*Goal:* In the listing below, locate the lines that hold the string "this". Copy those lines.

*Extracted information:*
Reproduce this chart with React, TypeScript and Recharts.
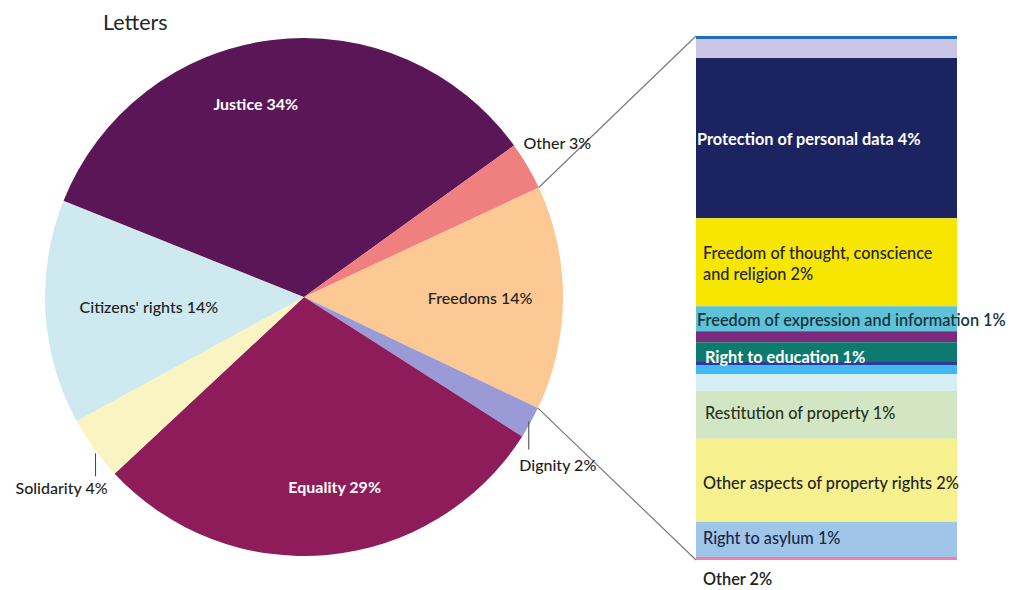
* * *
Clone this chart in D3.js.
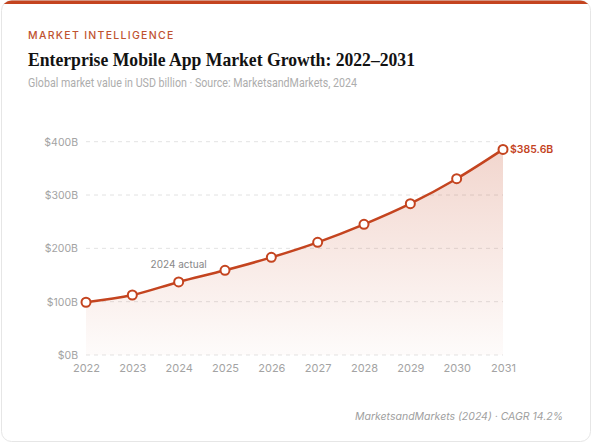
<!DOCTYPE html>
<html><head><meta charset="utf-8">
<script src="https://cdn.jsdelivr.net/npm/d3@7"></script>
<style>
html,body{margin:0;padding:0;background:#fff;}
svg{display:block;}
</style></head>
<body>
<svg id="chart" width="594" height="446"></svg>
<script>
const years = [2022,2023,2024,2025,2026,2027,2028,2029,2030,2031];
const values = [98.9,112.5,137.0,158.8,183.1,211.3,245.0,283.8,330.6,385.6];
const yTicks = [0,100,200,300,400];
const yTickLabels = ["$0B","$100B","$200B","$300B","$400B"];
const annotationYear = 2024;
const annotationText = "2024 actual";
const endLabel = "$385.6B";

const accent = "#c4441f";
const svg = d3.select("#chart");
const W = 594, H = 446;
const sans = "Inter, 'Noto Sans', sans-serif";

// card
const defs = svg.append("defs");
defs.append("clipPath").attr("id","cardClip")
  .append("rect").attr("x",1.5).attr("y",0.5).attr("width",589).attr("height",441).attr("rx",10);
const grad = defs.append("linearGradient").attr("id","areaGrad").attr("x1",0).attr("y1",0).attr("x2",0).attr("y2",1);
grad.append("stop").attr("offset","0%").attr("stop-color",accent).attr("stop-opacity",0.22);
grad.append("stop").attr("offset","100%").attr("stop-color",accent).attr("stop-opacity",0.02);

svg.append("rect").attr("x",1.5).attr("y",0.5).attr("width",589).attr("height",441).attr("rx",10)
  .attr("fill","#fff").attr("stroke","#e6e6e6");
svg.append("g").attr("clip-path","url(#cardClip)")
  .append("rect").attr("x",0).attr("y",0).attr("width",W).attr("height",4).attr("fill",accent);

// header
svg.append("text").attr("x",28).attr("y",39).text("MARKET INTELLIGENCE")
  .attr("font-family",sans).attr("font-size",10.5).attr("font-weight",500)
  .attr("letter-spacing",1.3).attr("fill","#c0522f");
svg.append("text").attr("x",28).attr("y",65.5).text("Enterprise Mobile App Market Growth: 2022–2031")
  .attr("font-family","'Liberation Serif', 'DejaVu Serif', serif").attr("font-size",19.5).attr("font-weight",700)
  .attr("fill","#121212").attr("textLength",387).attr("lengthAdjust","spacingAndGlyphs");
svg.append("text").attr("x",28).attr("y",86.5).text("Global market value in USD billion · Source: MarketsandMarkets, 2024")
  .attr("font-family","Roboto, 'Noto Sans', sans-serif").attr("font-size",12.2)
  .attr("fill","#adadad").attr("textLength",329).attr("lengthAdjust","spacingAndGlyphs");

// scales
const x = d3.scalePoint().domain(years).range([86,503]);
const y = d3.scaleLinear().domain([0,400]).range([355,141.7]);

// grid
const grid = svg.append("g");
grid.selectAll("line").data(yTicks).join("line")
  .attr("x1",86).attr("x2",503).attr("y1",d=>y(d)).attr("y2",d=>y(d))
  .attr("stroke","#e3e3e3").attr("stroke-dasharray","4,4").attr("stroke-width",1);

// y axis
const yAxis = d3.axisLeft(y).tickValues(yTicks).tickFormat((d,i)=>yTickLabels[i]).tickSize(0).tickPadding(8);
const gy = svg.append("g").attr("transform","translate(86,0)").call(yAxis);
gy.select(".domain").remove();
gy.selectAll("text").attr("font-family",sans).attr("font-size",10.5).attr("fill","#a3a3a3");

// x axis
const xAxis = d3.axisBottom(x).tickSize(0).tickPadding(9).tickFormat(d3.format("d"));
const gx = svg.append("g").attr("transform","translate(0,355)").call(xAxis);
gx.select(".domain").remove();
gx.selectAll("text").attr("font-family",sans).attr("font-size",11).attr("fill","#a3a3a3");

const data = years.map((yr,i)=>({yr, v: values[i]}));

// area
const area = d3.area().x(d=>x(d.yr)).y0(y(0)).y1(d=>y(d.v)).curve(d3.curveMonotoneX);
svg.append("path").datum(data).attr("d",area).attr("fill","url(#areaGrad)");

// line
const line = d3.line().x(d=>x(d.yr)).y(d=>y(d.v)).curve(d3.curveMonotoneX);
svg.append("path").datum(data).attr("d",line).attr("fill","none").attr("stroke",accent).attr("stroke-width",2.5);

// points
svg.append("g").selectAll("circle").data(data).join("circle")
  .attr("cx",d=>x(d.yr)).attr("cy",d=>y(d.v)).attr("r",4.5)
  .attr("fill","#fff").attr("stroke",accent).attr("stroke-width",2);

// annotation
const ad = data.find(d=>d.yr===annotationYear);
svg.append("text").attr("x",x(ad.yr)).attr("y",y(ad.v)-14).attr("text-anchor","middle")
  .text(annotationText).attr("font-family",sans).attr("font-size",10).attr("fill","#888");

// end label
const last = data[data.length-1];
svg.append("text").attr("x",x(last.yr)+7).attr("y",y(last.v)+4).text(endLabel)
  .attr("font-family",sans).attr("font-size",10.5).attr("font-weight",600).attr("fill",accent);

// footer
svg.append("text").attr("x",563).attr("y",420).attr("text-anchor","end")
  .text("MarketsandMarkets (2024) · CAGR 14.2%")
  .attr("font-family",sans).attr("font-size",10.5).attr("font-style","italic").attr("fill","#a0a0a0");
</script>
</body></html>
* * *
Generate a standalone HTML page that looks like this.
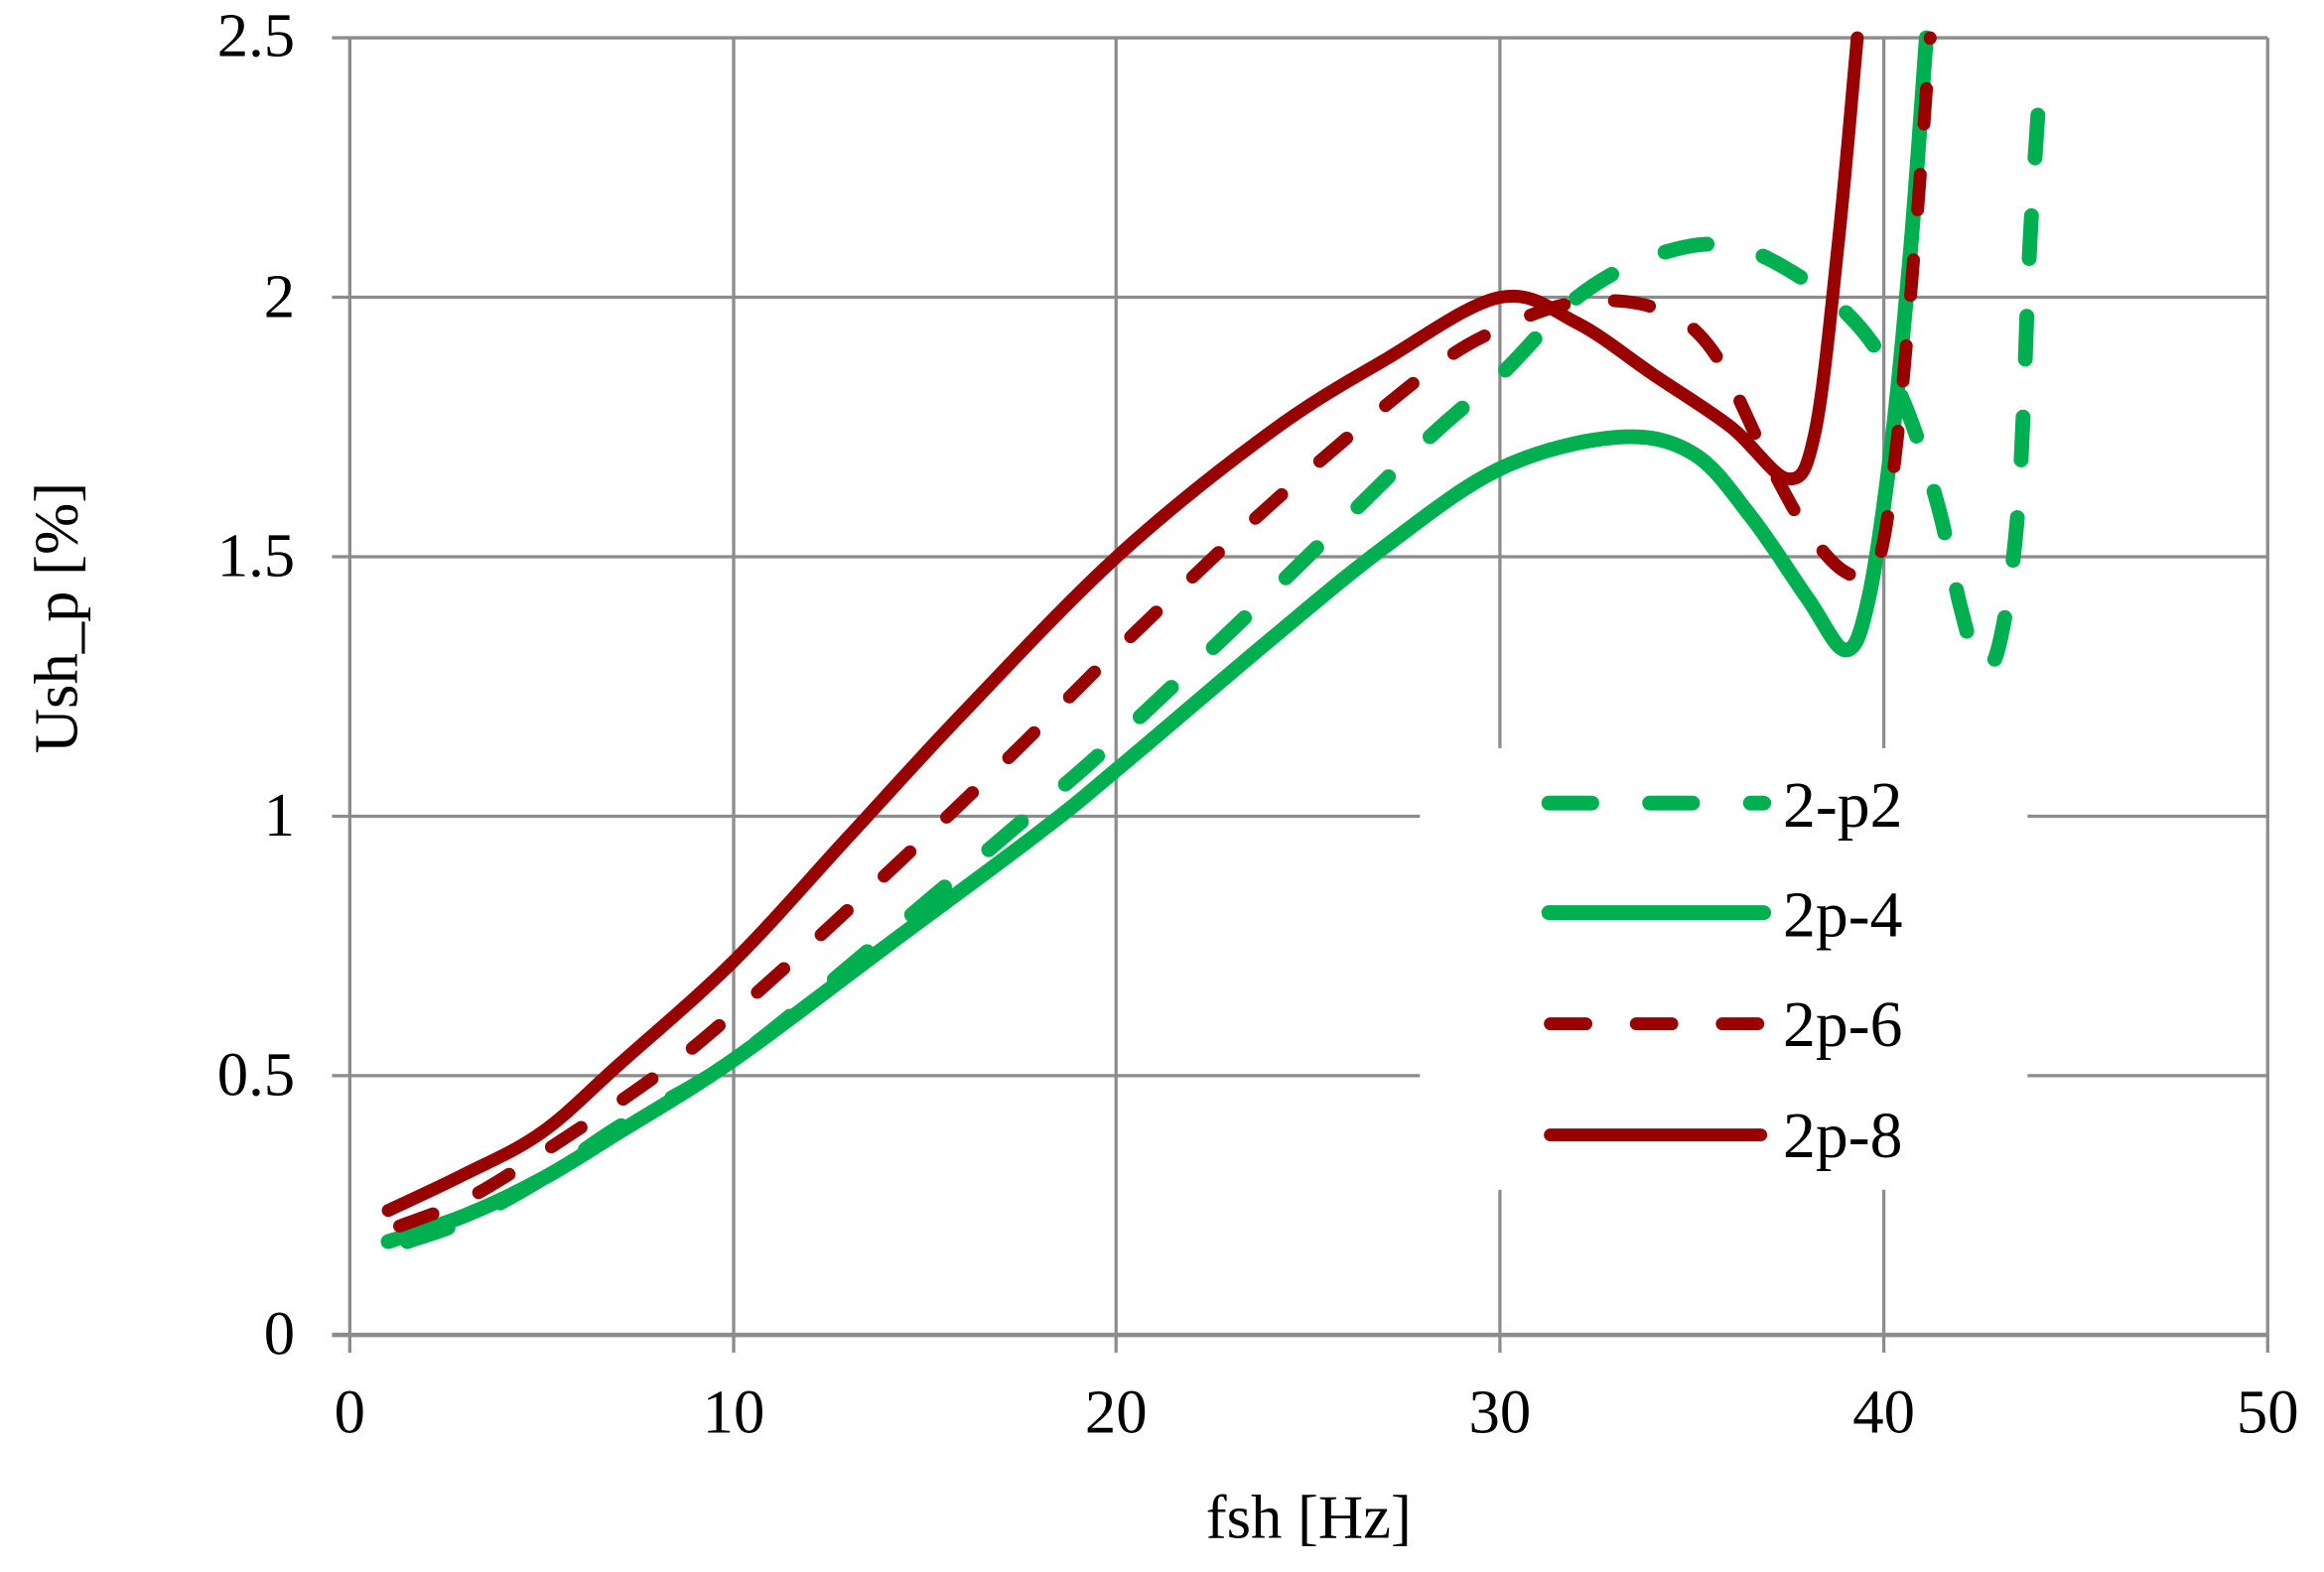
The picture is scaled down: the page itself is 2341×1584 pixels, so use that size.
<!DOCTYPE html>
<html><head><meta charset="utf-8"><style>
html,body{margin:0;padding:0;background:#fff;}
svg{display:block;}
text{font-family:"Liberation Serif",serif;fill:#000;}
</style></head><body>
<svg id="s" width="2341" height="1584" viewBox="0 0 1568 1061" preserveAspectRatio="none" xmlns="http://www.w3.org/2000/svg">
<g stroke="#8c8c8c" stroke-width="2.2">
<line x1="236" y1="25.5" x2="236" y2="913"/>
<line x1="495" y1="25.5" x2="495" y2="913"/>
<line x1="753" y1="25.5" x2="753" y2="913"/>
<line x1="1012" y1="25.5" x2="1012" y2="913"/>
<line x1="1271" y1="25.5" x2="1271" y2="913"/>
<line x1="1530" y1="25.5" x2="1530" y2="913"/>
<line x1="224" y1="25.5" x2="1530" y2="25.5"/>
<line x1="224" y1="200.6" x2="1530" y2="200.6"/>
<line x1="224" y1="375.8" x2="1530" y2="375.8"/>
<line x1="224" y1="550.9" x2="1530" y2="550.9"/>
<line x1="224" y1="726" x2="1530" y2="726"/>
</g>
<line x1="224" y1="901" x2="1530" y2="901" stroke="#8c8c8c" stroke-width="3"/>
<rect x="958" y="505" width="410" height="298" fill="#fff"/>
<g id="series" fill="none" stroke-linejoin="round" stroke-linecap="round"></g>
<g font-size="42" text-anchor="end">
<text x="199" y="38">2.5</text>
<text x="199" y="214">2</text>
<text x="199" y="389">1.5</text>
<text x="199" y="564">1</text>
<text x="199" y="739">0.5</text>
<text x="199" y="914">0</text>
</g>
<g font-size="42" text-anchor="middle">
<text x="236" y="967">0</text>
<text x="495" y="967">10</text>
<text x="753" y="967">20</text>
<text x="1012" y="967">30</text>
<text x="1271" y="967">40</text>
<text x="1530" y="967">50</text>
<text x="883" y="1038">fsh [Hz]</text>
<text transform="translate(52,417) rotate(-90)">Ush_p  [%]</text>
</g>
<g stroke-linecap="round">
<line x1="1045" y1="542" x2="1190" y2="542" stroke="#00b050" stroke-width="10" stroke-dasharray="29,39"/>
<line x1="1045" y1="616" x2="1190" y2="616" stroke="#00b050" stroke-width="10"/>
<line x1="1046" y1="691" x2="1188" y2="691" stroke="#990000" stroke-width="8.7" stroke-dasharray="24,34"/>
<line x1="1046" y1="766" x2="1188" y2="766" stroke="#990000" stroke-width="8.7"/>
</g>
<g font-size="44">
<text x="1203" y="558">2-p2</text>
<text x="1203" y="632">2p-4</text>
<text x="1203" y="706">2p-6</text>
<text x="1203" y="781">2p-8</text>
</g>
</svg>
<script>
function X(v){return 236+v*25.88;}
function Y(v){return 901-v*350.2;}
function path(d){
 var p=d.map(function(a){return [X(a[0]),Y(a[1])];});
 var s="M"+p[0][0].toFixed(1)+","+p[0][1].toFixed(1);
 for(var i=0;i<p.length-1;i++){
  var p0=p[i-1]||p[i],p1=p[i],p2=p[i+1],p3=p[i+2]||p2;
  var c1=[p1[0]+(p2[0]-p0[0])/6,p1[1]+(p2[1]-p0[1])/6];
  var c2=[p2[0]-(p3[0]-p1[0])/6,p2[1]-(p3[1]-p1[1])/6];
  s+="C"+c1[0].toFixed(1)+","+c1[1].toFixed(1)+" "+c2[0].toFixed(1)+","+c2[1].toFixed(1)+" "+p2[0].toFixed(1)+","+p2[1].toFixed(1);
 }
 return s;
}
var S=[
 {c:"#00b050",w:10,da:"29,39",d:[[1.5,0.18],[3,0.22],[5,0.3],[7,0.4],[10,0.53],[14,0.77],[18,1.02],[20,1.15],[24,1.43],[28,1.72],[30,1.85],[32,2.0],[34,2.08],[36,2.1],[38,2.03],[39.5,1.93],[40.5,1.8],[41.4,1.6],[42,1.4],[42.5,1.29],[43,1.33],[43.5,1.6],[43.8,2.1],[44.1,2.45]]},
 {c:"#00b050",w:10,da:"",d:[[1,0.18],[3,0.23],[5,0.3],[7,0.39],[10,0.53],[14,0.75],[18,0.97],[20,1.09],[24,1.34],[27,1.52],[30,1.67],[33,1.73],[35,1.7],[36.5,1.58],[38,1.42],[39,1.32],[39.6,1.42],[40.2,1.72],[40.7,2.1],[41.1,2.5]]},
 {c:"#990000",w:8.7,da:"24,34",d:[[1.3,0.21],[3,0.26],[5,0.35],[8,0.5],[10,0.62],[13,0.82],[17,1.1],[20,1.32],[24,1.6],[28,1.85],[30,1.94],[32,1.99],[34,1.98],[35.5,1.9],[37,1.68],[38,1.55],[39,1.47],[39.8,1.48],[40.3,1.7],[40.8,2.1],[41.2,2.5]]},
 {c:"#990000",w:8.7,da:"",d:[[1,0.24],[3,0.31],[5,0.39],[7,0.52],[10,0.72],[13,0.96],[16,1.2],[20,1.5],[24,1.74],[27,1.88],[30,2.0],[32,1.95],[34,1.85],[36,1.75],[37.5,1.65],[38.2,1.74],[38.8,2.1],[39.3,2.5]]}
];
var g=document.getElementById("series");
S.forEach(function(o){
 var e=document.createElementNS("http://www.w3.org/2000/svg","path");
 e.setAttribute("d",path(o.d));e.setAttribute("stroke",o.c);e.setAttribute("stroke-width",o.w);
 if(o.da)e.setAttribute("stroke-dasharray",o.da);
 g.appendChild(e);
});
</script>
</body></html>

*Exercise result:*
Reproduce this chart with React, TypeScript and Recharts.
Clone this chart in D3.js.
Generate a standalone HTML page that looks like this.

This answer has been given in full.